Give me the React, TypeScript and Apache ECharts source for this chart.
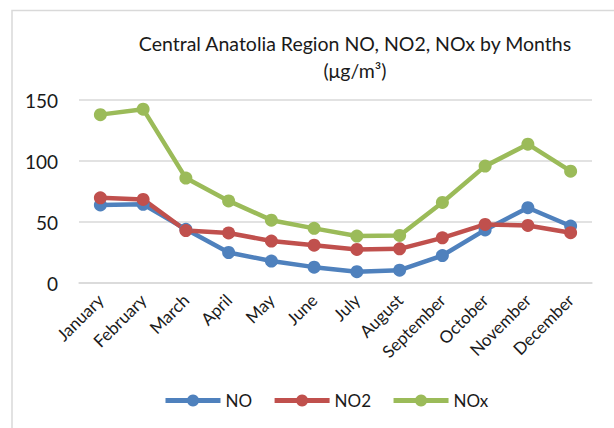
import React, { useEffect, useRef } from "react";
import * as echarts from "echarts";

const months = [
  "January", "February", "March", "April", "May", "June",
  "July", "August", "September", "October", "November", "December",
];
const noValues = [64, 64.5, 44, 25, 18, 13, 9.3, 10.5, 22.5, 43.5, 61.7, 46.7];
const no2Values = [69.8, 68.5, 43, 41, 34.4, 31, 27.5, 28, 37, 48, 47.2, 41.2];
const noxValues = [138, 142.5, 86, 67.3, 51.5, 44.8, 38.5, 39, 66, 95.8, 113.8, 91.7];
const yTicks = { min: 0, max: 150, interval: 50 };

const FONT = "Lato";

export default function App() {
  const ref = useRef<HTMLDivElement>(null);

  useEffect(() => {
    if (!ref.current) return;
    const chart = echarts.init(ref.current, undefined, { renderer: "svg" });
    const lineSeries = (name: string, data: number[], color: string) => ({
      name,
      type: "line",
      data,
      symbol: "circle",
      symbolSize: 13,
      itemStyle: { color },
      lineStyle: { color, width: 4.5 },
    });
    chart.setOption({
      animation: false,
      backgroundColor: "#ffffff",
      textStyle: { fontFamily: FONT },
      graphic: [
        {
          type: "rect",
          shape: { x: 12, y: 10.5, width: 700, height: 500 },
          style: { fill: "none", stroke: "#d9d9d9", lineWidth: 1.5 },
          silent: true,
        },
        {
          type: "text",
          x: 355,
          y: 43,
          style: {
            text: "Central Anatolia Region NO, NO2, NOx by Months",
            fontFamily: FONT,
            fontSize: 19.5,
            fill: "#1a1a1a",
            textAlign: "center",
            textVerticalAlign: "middle",
          },
        },
        {
          type: "text",
          x: 355,
          y: 70,
          style: {
            text: "(μg/m³)",
            fontFamily: FONT,
            fontSize: 19.5,
            fill: "#1a1a1a",
            textAlign: "center",
            textVerticalAlign: "middle",
          },
        },
      ],
      grid: { left: 79, right: 22, top: 100, bottom: 145, containLabel: false },
      xAxis: {
        type: "category",
        data: months,
        boundaryGap: true,
        axisLine: { show: true, lineStyle: { color: "#d9d9d9", width: 1.5 } },
        axisTick: { show: false },
        axisLabel: {
          rotate: 45,
          interval: 0,
          fontSize: 17,
          fontFamily: FONT,
          color: "#1a1a1a",
          margin: 14,
        },
      },
      yAxis: {
        type: "value",
        min: yTicks.min,
        max: yTicks.max,
        interval: yTicks.interval,
        axisLine: { show: false },
        axisTick: { show: false },
        splitLine: { lineStyle: { color: "#d9d9d9", width: 1.5 } },
        axisLabel: {
          fontSize: 19,
          fontFamily: FONT,
          color: "#1a1a1a",
          margin: 21,
        },
      },
      legend: {
        left: 158,
        top: 387,
        itemWidth: 55,
        itemHeight: 15,
        itemGap: 20,
        lineStyle: { width: 5 },
        textStyle: { fontSize: 17, fontFamily: FONT, color: "#1a1a1a", padding: [0, 0, 0, 0] },
        data: ["NO", "NO2", "NOx"],
      },
      series: [
        lineSeries("NO", noValues, "#4f81bd"),
        lineSeries("NO2", no2Values, "#c0504d"),
        lineSeries("NOx", noxValues, "#9bbb59"),
      ],
    });
    return () => chart.dispose();
  }, []);

  return (
    <div
      ref={ref}
      style={{ position: "fixed", left: 0, top: 0, width: 614, height: 428 }}
    />
  );
}
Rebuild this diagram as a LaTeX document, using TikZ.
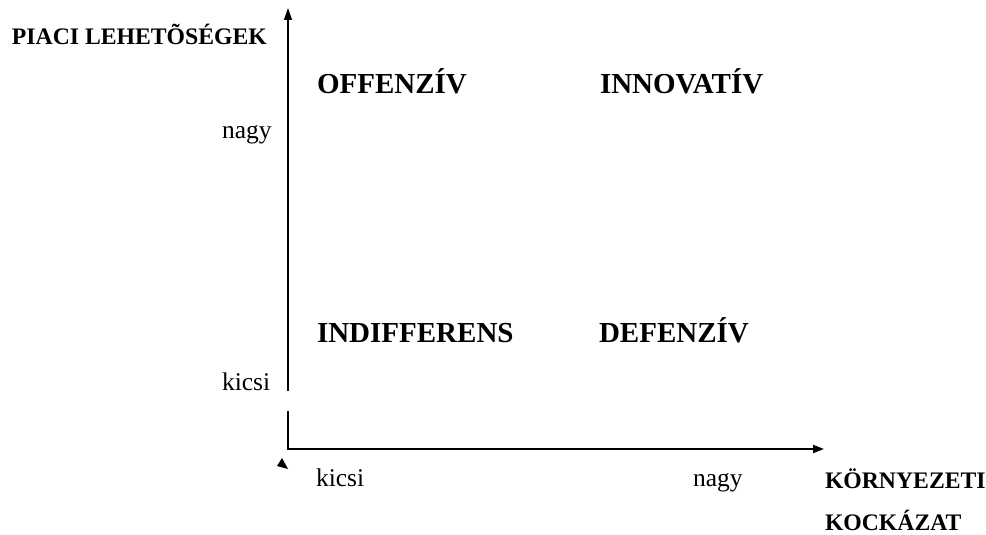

● **Work to complete**: Please quote exactly the run of lines that starts the entries and ends at the line containing "const ref = useRef<HTMLDivElement>(null);", leaving out every picture.

● **Answer to this problem**:
Give me the React, TypeScript and Apache ECharts source for this chart.
import React, { useEffect, useRef } from "react";
import * as echarts from "echarts";

const months = [
  "January", "February", "March", "April", "May", "June",
  "July", "August", "September", "October", "November", "December",
];
const noValues = [64, 64.5, 44, 25, 18, 13, 9.3, 10.5, 22.5, 43.5, 61.7, 46.7];
const no2Values = [69.8, 68.5, 43, 41, 34.4, 31, 27.5, 28, 37, 48, 47.2, 41.2];
const noxValues = [138, 142.5, 86, 67.3, 51.5, 44.8, 38.5, 39, 66, 95.8, 113.8, 91.7];
const yTicks = { min: 0, max: 150, interval: 50 };

const FONT = "Lato";

export default function App() {
  const ref = useRef<HTMLDivElement>(null);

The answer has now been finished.